Jon's business is his business but as we are discussing it here I frankly state I don't see where would the problem be.
If I sell oranges and orange juice, and somebody else buys my oranges to make his own orange juice to sell, that's fine for me.
If Ikea sells "mount it yourself" furniture kits, and somebody buys them and mounts them for the final client, so be it. The fact that the Ikea instructions are handed over to the final client is not relevant. The Goodman mark might actually have been removed for fear of infringing on some trade norm.
In any case the other agent performed an intermediate step for the client, as directed by Jon's instructions, and handed the resulting good to the final client, with Jon's instruction. Doctoring the author of the instruction is the only debatable part, but a case could be made that correctly the other person omitted Jon Goodman trade mark for fear of being accusing of stealing its name*.
I see, on the contrary, as an unfair business practice to restrict sale to a client who is going to perform a productive step from semifinished good to finished good. We should ask how would we feel if Ikea didn't sell furniture to us only because we mount it instead of the final client. And as a final client I ask if it is legal that the sale of a semifinished product is negated to a competitor because the seller of the semifinished product also sells the finished product. Can the seller select his buyers? (in many jurisdictions he cannot. Don't know about the US. But if we talk ethics, well, in my ethic jurisdiction nobody can negate business to anybody who agrees to his terms).
Jon was in two businesses of this "cottage model" industry: the business of selling a certain semifinished product, and the business of selling a certain finished product.
If really his goal in business life were to squeeze out somebody who buys his semifinished product, his business answer would have been to raise the price of the unfinished product and lower the price of the finished product. He might have discovered that his unwanted client would have gone somewhere else and that he lost business for no reason.
From a strictly business point of view I think Jon has no sound complaint here.
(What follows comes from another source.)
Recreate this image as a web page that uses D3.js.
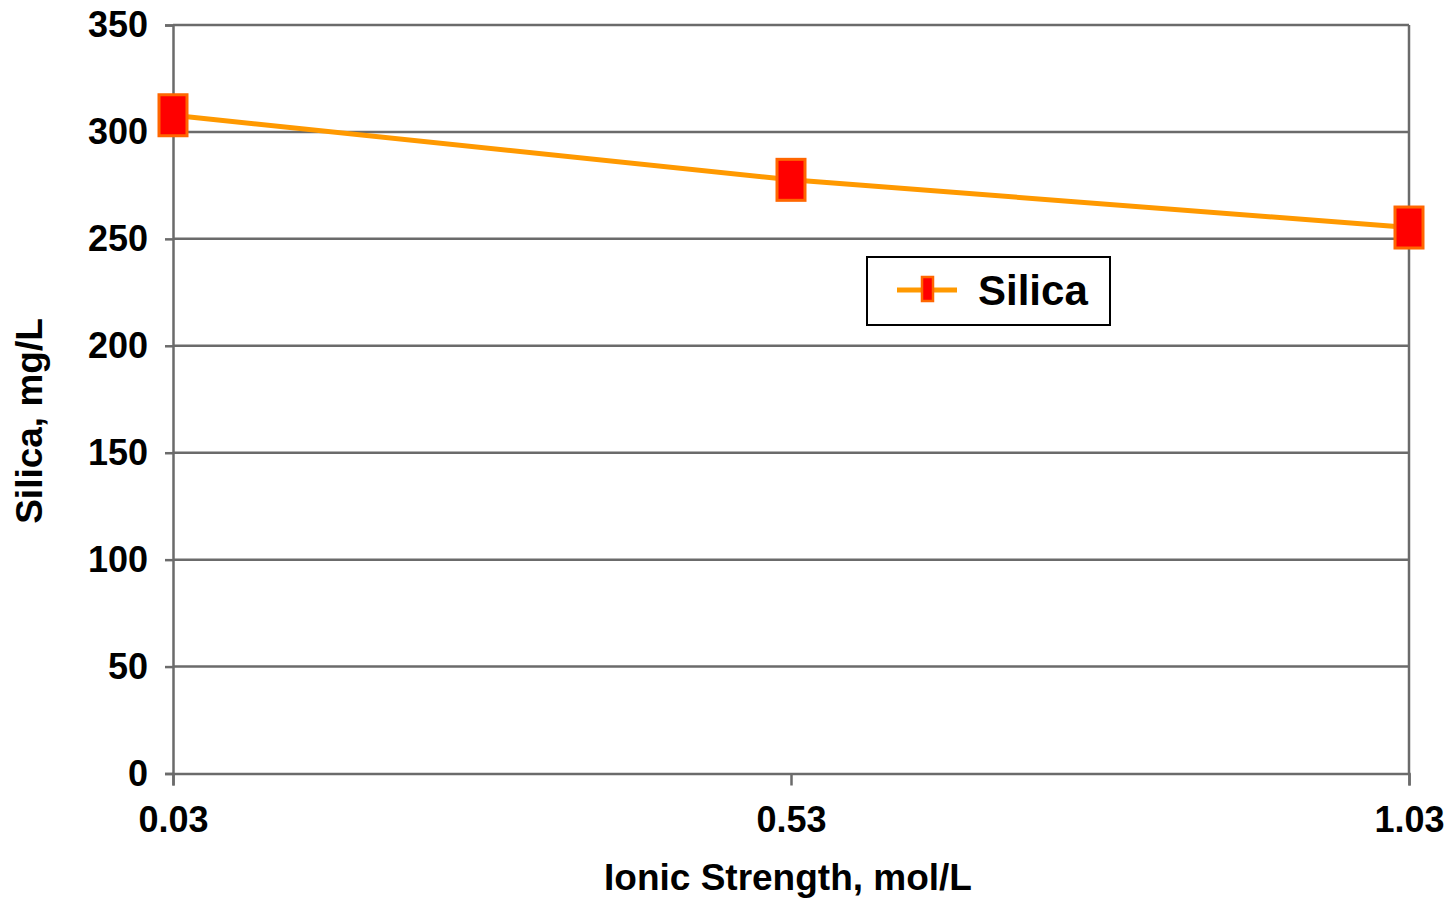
<!DOCTYPE html>
<html>
<head>
<meta charset="utf-8">
<script src="https://cdn.jsdelivr.net/npm/d3@7"></script>
<style>
  html, body { margin: 0; padding: 0; background: #fff; }
  svg { display: block; font-family: Arial, "Liberation Sans", sans-serif; font-weight: bold; }
</style>
</head>
<body>
<svg id="chart" width="1446" height="901"></svg>
<script>
// Silica concentration vs ionic strength
const ionicStrength = [0.03, 0.53, 1.03];
const silica = [307.8, 277.6, 255.3];
const xTickLabels = ["0.03", "0.53", "1.03"];
const yTicks = [0, 50, 100, 150, 200, 250, 300, 350];
const seriesName = "Silica";

(function () {
  const svg = d3.select("#chart");
  const plotLeft = 173, plotRight = 1409, plotTop = 25, plotBottom = 773.5;

  const x = d3.scaleLinear().domain([0.03, 1.03]).range([plotLeft, plotRight]);
  const y = d3.scaleLinear().domain([0, 350]).range([plotBottom, plotTop]);

  const gridColor = "#6b6b6b";
  const fontFam = "Arial, 'Liberation Sans', sans-serif";

  // horizontal gridlines
  svg.append("g").selectAll("line").data(yTicks.filter(d => d > 0)).join("line")
    .attr("x1", plotLeft).attr("x2", plotRight)
    .attr("y1", d => y(d)).attr("y2", d => y(d))
    .attr("stroke", gridColor).attr("stroke-width", 2.5);

  // right border of plot area
  svg.append("line")
    .attr("x1", plotRight).attr("x2", plotRight).attr("y1", plotTop).attr("y2", plotBottom)
    .attr("stroke", gridColor).attr("stroke-width", 2.5);

  // y axis
  const yAxis = d3.axisLeft(y).tickValues(yTicks).tickSize(8).tickPadding(17);
  const gy = svg.append("g").attr("transform", `translate(${plotLeft},0)`).call(yAxis);
  gy.select(".domain").attr("stroke", gridColor).attr("stroke-width", 2.5);
  gy.selectAll(".tick line").attr("stroke", gridColor).attr("stroke-width", 2.5);
  gy.selectAll(".tick text").attr("font-size", 36).attr("font-family", fontFam)
    .attr("font-weight", "bold").attr("fill", "#000");

  // x axis
  const xAxis = d3.axisBottom(x).tickValues(ionicStrength)
    .tickFormat((d, i) => xTickLabels[i]).tickSize(12).tickPadding(21);
  const gx = svg.append("g").attr("transform", `translate(0,${plotBottom})`).call(xAxis);
  gx.select(".domain").attr("stroke", gridColor).attr("stroke-width", 2.5);
  gx.selectAll(".tick line").attr("stroke", gridColor).attr("stroke-width", 2.5);
  gx.selectAll(".tick text").attr("font-size", 36).attr("font-family", fontFam)
    .attr("font-weight", "bold").attr("fill", "#000");

  // axis titles
  svg.append("text").attr("x", 788).attr("y", 890).attr("text-anchor", "middle")
    .attr("font-size", 37).attr("fill", "#000").text("Ionic Strength, mol/L");
  svg.append("text").attr("transform", "translate(42,421) rotate(-90)").attr("text-anchor", "middle")
    .attr("font-size", 37).attr("fill", "#000").text("Silica, mg/L");

  // series line
  const pts = ionicStrength.map((v, i) => [v, silica[i]]);
  svg.append("path").datum(pts)
    .attr("d", d3.line().x(d => x(d[0])).y(d => y(d[1])))
    .attr("fill", "none").attr("stroke", "#FF9900").attr("stroke-width", 5);

  // rectangular markers
  const mw = 28, mh = 41;
  svg.append("g").selectAll("rect").data(pts).join("rect")
    .attr("x", d => x(d[0]) - mw / 2).attr("y", d => y(d[1]) - mh / 2)
    .attr("width", mw).attr("height", mh)
    .attr("fill", "#FF0000").attr("stroke", "#FF6600").attr("stroke-width", 3);

  // legend
  const lg = svg.append("g").attr("transform", "translate(867,257)");
  lg.append("rect").attr("width", 243).attr("height", 68)
    .attr("fill", "#fff").attr("stroke", "#000").attr("stroke-width", 2);
  lg.append("line").attr("x1", 30).attr("x2", 90).attr("y1", 33).attr("y2", 33)
    .attr("stroke", "#FF9900").attr("stroke-width", 5);
  lg.append("rect").attr("x", 55).attr("y", 20).attr("width", 11).attr("height", 24)
    .attr("fill", "#FF0000").attr("stroke", "#FF6600").attr("stroke-width", 2.5);
  lg.append("text").attr("x", 111).attr("y", 48).attr("font-size", 42).attr("fill", "#000").text(seriesName);
})();
</script>
</body>
</html>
Selling only the finished product, and selling through his own site, are decisions that he could have made regardless of any other consideration, and which might turn out to be very valid ones, but if I am prepared to sell a semifinished product to a client (giving up on the added value of the cutting work, which I don't perform), what's the problem for me if somebody else, instead of the final client, makes the cutting work for a fee?
PS Sorry for late replies, I'm leaving tomorrow for a week.
* The objection "he could have written his own instruction himself" doesn't hold in my opinion as the intermediate performer performs, so to speak on behalf of the final client, a productive step as intended and described by the kit producer, and correctly hands over the instruction of the kit producer to the final client for the performance of the final productive step as intended and prescribed by the kit producer.